Laschmanowa ist nervös, als sie die Tartanbahn im Stadion erblickt, das sagt sie später, weil sie ohnehin sehr aufgeregt ist bei der WM im eigenen Land, mit der Verwandtschaft im Publikum und den Fernsehkameras vor Ort.

Als Laschmanowa ins Stadion läuft, hat sie einen komfortablen Vorsprung, etwa 80 Meter liegt sie vor ihrer Landsfrau Anissja Kirdjapkina und gefühlt wähnt sich die Führende schon im Ziel. Nach der langen Geraden wird sie langsamer. Blick nach links, Blick nach rechts: Nanu, gar kein Jubel?

Ein paar der wenigen Zuschauer schreien, doch nicht aus Ekstase, Ordner schlenkern hastig mit den Armen: Laschmanowa hat sich zu früh gefreut, für den Sieg muss sie noch eine ganze Stadionrunde absolvieren. Realisiert hat sie das noch nicht. Dass sie weitergehen muss, schon. "Die Kampfrichter haben uns nie richtig erklärt, ob wir im Stadion noch eine zusätzliche Runde gehen müssen oder nicht", klagt Laschmanowa später.

Sie läuft also die Kurve, passiert die Gegengerade, sie ist noch immer Erste und freut sich erneut auf den Zieldurchlauf. 200 Meter nach ihrem ersten gefühlten Sieg wird sie langsamer, bleibt sogar stehen, dreht sich zum Publikum. Statt Jubel wieder hastig fuchtelnde Menschen am Rand. Oje. Noch immer nicht im Ziel.

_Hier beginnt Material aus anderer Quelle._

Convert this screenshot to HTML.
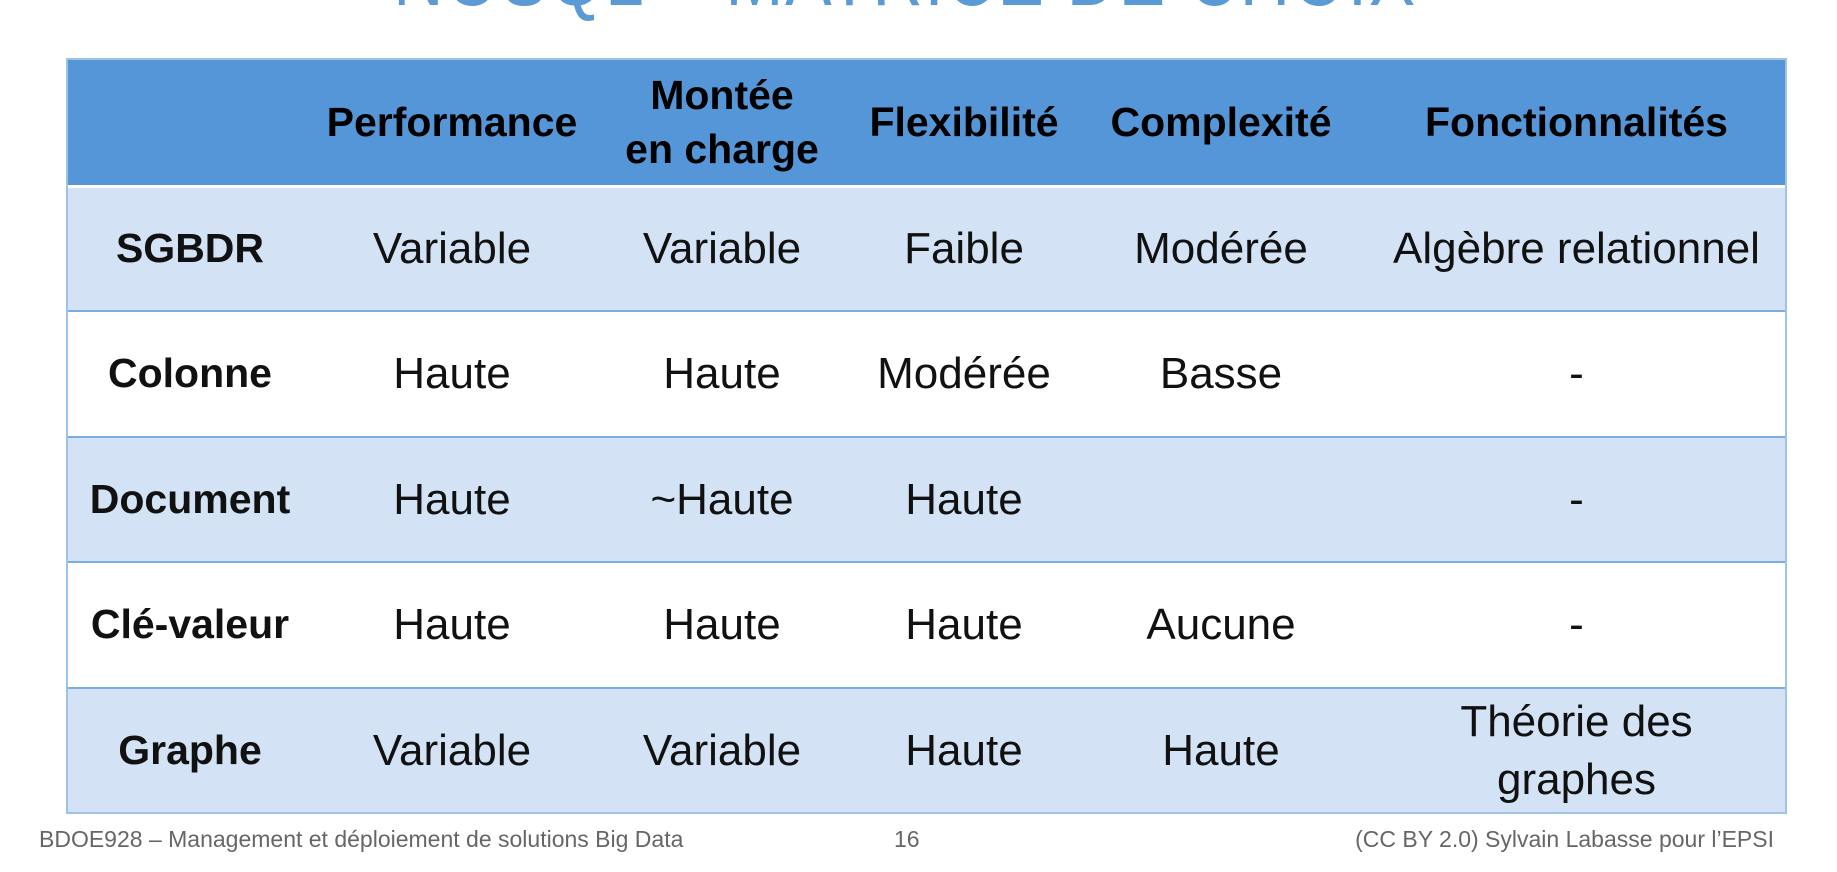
<!DOCTYPE html>
<html><head><meta charset="utf-8"><style>
body{margin:0;width:1837px;height:872px;background:#fff;position:relative;overflow:hidden;font-family:"Liberation Sans",sans-serif;}
.title{position:absolute;left:0;width:1810px;text-align:center;top:-72px;font-size:84px;color:#5b9bd5;letter-spacing:2px;white-space:nowrap;transform:scaleX(0.83);transform-origin:905px 0}
.tbl{position:absolute;left:66px;top:58px;width:1721px;height:756px;border:2px solid #9dc3e6;box-sizing:border-box;}
.row{position:absolute;left:0;right:0;}
.cell{position:absolute;top:0;bottom:0;display:flex;align-items:center;justify-content:center;text-align:center;font-size:44px;color:#111;line-height:1.3;white-space:nowrap}
.h .cell{font-weight:bold;font-size:41px;color:#000}
.b{font-weight:bold;font-size:41px!important}
.foot{position:absolute;top:826px;font-size:23px;color:#666}
</style></head><body>
<div class="title">NOSQL – MATRICE DE CHOIX</div>
<div class="tbl">
<div class="row h" style="top:0;height:125px;background:#5596d8">
 <div class="cell" style="left:244px;width:280px">Performance</div>
 <div class="cell" style="left:524px;width:260px">Montée<br>en charge</div>
 <div class="cell" style="left:784px;width:224px">Flexibilité</div>
 <div class="cell" style="left:1008px;width:290px">Complexité</div>
 <div class="cell" style="left:1298px;width:421px">Fonctionnalités</div>
</div>
<div class="row" style="top:125px;height:125px;background:#d3e3f5;border-top:3px solid #fff;box-sizing:border-box"></div>
<div class="row" style="top:250px;height:126px;background:#fff;border-top:2px solid #7aaee3;box-sizing:border-box"></div>
<div class="row" style="top:376px;height:125px;background:#d3e3f5;border-top:2px solid #7aaee3;box-sizing:border-box"></div>
<div class="row" style="top:501px;height:126px;background:#fff;border-top:2px solid #7aaee3;box-sizing:border-box"></div>
<div class="row" style="top:627px;height:125px;background:#d3e3f5;border-top:2px solid #7aaee3;box-sizing:border-box"></div>

<div class="row" style="top:128px;height:122px">
 <div class="cell b" style="left:0;width:244px">SGBDR</div>
 <div class="cell" style="left:244px;width:280px">Variable</div>
 <div class="cell" style="left:524px;width:260px">Variable</div>
 <div class="cell" style="left:784px;width:224px">Faible</div>
 <div class="cell" style="left:1008px;width:290px">Modérée</div>
 <div class="cell" style="left:1298px;width:421px">Algèbre relationnel</div>
</div>
<div class="row" style="top:252px;height:124px">
 <div class="cell b" style="left:0;width:244px">Colonne</div>
 <div class="cell" style="left:244px;width:280px">Haute</div>
 <div class="cell" style="left:524px;width:260px">Haute</div>
 <div class="cell" style="left:784px;width:224px">Modérée</div>
 <div class="cell" style="left:1008px;width:290px">Basse</div>
 <div class="cell" style="left:1298px;width:421px">-</div>
</div>
<div class="row" style="top:378px;height:123px">
 <div class="cell b" style="left:0;width:244px">Document</div>
 <div class="cell" style="left:244px;width:280px">Haute</div>
 <div class="cell" style="left:524px;width:260px">~Haute</div>
 <div class="cell" style="left:784px;width:224px">Haute</div>
 <div class="cell" style="left:1298px;width:421px">-</div>
</div>
<div class="row" style="top:503px;height:124px">
 <div class="cell b" style="left:0;width:244px">Clé-valeur</div>
 <div class="cell" style="left:244px;width:280px">Haute</div>
 <div class="cell" style="left:524px;width:260px">Haute</div>
 <div class="cell" style="left:784px;width:224px">Haute</div>
 <div class="cell" style="left:1008px;width:290px">Aucune</div>
 <div class="cell" style="left:1298px;width:421px">-</div>
</div>
<div class="row" style="top:629px;height:123px">
 <div class="cell b" style="left:0;width:244px">Graphe</div>
 <div class="cell" style="left:244px;width:280px">Variable</div>
 <div class="cell" style="left:524px;width:260px">Variable</div>
 <div class="cell" style="left:784px;width:224px">Haute</div>
 <div class="cell" style="left:1008px;width:290px">Haute</div>
 <div class="cell" style="left:1298px;width:421px">Théorie des<br>graphes</div>
</div>
</div>
<div class="foot" style="left:39px">BDOE928 – Management et déploiement de solutions Big Data</div>
<div class="foot" style="left:894px">16</div>
<div class="foot" style="right:63px">(CC BY 2.0) Sylvain Labasse pour l’EPSI</div>
</body></html>
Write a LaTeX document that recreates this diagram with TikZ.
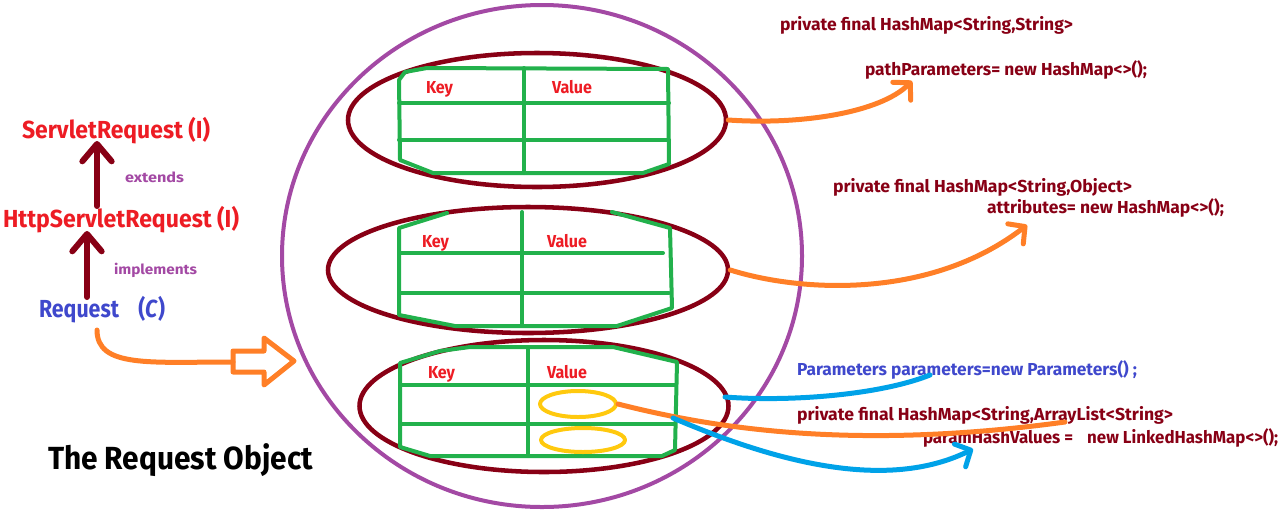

Die Zweitplatzierte kommt nun immer näher, 25 Meter hinter ihr nimmt sie die Kurve und Laschmanowa wird allmählich klar: Jetzt kann es mit dem Sieg wirklich nicht mehr lange dauern. Und dann wird es ziemlich offensichtlich für die junge Geherin: Im richtigen Ziel stehen zwei Ordner bereit, die ein Band zum Empfang in die Höhe strecken. Damit sind dann auch die letzten Zweifel ausgeräumt. Laschmanowa ist endlich im Ziel.